> [Task brief] Gather the lines below that include the string "this", copying each in full.

******************************

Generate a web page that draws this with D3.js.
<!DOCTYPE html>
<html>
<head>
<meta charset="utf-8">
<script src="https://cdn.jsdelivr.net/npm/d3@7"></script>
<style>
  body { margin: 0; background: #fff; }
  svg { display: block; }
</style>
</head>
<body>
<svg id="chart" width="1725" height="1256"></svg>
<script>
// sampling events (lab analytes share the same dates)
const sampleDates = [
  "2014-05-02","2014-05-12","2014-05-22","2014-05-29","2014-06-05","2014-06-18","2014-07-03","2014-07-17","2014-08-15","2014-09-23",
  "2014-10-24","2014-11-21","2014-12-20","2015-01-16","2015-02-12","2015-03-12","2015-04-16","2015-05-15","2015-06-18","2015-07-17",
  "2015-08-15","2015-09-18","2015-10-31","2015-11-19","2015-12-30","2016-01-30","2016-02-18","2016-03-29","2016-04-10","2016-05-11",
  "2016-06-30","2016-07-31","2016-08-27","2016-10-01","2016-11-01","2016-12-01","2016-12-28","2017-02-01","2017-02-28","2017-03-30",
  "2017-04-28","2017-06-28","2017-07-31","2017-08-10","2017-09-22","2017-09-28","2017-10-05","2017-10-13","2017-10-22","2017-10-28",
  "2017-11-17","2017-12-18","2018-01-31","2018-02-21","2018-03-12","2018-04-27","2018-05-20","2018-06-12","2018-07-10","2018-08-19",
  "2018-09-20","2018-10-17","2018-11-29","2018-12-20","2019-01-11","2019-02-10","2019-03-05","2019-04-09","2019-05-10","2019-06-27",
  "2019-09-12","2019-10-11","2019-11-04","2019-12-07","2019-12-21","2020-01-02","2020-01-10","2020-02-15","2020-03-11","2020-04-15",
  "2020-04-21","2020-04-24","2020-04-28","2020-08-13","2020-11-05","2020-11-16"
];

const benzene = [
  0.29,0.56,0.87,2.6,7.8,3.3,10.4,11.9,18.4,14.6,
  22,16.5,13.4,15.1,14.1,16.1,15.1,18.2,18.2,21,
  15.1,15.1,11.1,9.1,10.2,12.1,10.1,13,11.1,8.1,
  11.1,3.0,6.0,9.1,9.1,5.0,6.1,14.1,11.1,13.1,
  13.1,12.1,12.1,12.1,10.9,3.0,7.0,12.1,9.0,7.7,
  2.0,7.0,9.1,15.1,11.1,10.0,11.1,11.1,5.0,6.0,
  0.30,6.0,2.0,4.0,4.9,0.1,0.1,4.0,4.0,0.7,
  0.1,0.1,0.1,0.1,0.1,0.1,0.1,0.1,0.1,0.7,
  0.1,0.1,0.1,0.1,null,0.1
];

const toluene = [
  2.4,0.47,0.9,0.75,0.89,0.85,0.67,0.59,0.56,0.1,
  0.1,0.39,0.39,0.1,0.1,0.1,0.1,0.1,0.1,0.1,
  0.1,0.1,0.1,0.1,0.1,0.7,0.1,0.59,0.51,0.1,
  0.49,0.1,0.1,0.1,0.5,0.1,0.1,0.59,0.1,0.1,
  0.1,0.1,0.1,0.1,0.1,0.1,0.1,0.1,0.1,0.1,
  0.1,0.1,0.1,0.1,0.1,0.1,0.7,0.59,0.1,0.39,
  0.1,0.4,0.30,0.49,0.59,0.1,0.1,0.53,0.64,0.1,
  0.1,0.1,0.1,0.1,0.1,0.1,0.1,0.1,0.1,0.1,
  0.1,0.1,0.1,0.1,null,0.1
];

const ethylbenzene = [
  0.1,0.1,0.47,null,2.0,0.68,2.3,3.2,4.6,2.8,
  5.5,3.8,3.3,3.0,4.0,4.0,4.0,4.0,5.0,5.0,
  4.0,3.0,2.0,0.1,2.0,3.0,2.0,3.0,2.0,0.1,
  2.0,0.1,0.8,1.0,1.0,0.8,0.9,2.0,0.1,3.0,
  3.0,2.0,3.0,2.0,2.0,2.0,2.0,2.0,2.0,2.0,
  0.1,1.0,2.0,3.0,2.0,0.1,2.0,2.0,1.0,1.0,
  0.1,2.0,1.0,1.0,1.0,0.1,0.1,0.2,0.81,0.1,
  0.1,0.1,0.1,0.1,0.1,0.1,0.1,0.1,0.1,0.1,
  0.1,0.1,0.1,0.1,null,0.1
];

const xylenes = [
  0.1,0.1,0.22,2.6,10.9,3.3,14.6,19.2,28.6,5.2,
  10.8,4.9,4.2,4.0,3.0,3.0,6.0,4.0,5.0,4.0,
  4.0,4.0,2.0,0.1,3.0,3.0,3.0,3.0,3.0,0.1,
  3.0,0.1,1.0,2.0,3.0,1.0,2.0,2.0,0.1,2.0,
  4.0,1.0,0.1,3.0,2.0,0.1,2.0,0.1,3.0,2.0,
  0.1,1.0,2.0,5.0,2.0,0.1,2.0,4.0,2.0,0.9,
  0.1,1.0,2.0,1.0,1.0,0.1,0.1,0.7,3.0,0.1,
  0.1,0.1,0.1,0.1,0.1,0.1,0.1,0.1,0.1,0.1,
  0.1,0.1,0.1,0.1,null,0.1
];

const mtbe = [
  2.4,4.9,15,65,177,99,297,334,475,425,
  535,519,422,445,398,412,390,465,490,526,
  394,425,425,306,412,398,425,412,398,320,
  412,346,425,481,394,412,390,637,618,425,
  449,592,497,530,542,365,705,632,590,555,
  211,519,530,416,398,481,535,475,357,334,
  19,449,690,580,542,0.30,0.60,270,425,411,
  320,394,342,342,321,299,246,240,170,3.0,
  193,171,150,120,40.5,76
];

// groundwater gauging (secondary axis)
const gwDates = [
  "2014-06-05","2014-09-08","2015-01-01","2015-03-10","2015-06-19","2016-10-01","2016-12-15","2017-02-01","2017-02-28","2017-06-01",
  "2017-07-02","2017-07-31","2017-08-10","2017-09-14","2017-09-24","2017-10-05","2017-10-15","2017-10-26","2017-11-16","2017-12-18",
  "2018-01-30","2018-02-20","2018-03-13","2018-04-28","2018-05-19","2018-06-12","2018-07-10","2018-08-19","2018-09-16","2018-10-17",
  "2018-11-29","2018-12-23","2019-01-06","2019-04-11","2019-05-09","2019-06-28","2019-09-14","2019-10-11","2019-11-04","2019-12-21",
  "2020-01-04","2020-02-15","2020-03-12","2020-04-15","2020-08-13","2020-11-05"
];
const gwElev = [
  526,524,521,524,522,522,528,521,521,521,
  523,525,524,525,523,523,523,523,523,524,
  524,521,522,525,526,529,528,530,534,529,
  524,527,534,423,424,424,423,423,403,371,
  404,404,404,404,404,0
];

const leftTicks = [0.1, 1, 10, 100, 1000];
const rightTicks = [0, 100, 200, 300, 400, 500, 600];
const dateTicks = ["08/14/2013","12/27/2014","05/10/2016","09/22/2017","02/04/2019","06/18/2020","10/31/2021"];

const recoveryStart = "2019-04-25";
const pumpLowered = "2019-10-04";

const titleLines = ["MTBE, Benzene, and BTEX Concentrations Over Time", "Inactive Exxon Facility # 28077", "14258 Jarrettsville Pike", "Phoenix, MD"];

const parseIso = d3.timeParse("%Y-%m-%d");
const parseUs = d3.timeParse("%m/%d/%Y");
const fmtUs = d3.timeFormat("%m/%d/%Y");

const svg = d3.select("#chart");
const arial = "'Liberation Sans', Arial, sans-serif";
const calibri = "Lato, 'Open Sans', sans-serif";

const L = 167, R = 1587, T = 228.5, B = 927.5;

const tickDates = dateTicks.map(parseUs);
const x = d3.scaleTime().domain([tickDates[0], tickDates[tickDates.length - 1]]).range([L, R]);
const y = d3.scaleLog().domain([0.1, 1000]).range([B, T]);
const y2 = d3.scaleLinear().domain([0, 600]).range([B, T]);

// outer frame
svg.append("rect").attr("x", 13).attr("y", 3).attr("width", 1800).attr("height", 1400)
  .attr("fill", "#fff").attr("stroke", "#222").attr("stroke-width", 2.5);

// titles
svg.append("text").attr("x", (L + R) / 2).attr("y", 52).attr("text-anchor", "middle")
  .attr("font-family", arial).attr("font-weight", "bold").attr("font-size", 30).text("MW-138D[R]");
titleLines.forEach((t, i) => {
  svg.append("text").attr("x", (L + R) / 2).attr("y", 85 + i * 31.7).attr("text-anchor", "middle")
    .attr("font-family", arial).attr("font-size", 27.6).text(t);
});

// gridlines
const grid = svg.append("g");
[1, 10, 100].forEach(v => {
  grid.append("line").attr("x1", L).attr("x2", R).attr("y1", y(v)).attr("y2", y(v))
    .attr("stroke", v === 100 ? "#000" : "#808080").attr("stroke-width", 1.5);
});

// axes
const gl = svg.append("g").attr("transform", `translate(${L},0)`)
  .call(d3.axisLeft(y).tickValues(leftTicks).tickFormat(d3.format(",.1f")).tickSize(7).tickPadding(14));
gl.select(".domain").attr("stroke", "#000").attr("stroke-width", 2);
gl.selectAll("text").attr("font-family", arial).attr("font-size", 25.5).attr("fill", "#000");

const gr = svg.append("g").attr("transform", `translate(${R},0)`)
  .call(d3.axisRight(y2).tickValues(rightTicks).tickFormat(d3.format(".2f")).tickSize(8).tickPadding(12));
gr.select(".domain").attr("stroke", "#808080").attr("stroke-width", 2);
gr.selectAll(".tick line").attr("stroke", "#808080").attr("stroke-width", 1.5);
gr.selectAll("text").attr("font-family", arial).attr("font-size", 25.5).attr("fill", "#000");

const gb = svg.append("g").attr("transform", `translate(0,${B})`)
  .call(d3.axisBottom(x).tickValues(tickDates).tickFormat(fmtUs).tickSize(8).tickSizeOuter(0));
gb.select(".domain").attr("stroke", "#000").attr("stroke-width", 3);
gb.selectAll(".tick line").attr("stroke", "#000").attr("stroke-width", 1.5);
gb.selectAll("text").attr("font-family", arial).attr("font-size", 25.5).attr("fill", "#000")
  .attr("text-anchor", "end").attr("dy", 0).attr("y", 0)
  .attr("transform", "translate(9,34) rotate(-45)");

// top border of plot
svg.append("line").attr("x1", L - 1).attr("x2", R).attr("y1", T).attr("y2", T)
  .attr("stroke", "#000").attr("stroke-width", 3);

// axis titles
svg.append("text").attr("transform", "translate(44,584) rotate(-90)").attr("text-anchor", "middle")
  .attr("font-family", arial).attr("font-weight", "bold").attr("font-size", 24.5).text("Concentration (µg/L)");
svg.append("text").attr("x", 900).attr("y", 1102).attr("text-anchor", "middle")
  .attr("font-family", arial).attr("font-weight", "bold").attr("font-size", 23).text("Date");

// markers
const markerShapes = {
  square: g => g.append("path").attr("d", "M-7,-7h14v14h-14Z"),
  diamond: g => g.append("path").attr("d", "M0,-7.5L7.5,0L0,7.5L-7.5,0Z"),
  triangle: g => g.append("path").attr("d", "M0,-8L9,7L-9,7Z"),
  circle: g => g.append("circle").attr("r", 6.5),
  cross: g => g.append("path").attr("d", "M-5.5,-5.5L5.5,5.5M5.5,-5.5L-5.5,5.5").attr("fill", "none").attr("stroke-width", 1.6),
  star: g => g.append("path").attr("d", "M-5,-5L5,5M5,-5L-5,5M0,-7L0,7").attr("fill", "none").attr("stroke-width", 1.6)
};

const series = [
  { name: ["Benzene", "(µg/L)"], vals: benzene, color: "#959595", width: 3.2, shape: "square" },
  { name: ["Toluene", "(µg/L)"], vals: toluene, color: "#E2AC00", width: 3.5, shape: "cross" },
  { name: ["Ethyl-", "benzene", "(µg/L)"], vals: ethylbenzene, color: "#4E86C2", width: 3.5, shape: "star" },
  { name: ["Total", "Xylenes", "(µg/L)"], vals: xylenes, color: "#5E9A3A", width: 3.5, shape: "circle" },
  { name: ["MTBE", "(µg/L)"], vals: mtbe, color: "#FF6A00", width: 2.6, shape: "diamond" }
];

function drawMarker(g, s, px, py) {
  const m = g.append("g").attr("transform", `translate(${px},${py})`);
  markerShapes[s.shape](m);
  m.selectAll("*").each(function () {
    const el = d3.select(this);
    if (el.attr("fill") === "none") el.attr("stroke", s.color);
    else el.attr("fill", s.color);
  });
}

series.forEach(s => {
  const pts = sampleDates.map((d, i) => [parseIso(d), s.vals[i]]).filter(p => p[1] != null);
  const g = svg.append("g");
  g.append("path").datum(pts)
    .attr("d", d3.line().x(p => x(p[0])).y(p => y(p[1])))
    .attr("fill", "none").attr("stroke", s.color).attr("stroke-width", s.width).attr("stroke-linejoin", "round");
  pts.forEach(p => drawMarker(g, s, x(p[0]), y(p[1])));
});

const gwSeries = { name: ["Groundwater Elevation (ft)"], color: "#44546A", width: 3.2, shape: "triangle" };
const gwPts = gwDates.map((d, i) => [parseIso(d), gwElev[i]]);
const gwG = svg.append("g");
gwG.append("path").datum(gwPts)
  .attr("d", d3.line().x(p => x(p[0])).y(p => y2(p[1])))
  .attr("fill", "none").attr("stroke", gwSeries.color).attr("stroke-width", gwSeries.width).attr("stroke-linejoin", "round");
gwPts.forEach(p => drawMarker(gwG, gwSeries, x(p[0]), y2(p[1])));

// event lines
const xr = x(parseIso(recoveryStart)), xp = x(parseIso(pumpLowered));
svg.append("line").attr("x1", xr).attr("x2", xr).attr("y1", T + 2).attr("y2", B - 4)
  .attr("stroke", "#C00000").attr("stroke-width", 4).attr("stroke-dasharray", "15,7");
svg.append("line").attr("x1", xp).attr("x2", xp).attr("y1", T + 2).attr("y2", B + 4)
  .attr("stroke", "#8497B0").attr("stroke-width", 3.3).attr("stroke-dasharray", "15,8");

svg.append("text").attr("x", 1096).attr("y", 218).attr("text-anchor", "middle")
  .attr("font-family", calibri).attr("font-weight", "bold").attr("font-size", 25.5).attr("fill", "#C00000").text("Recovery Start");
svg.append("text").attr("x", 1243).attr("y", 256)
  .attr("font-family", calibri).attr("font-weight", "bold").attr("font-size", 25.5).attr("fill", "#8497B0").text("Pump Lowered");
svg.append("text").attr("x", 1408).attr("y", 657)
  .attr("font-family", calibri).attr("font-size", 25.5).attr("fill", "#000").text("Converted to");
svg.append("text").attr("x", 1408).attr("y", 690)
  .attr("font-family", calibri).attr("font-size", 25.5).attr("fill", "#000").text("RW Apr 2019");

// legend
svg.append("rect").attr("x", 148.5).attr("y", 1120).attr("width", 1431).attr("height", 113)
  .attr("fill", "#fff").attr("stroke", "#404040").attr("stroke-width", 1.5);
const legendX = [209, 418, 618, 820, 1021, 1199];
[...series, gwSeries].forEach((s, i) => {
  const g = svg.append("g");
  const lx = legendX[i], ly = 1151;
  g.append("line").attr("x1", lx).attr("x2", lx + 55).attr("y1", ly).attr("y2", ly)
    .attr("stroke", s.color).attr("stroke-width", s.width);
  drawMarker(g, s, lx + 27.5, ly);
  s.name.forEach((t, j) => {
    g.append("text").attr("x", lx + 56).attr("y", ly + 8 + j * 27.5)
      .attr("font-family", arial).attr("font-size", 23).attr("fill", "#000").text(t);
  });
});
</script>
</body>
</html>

******************************

> [Exercise answer]
Generate a web page that draws this with D3.js.
    const el = d3.select(this);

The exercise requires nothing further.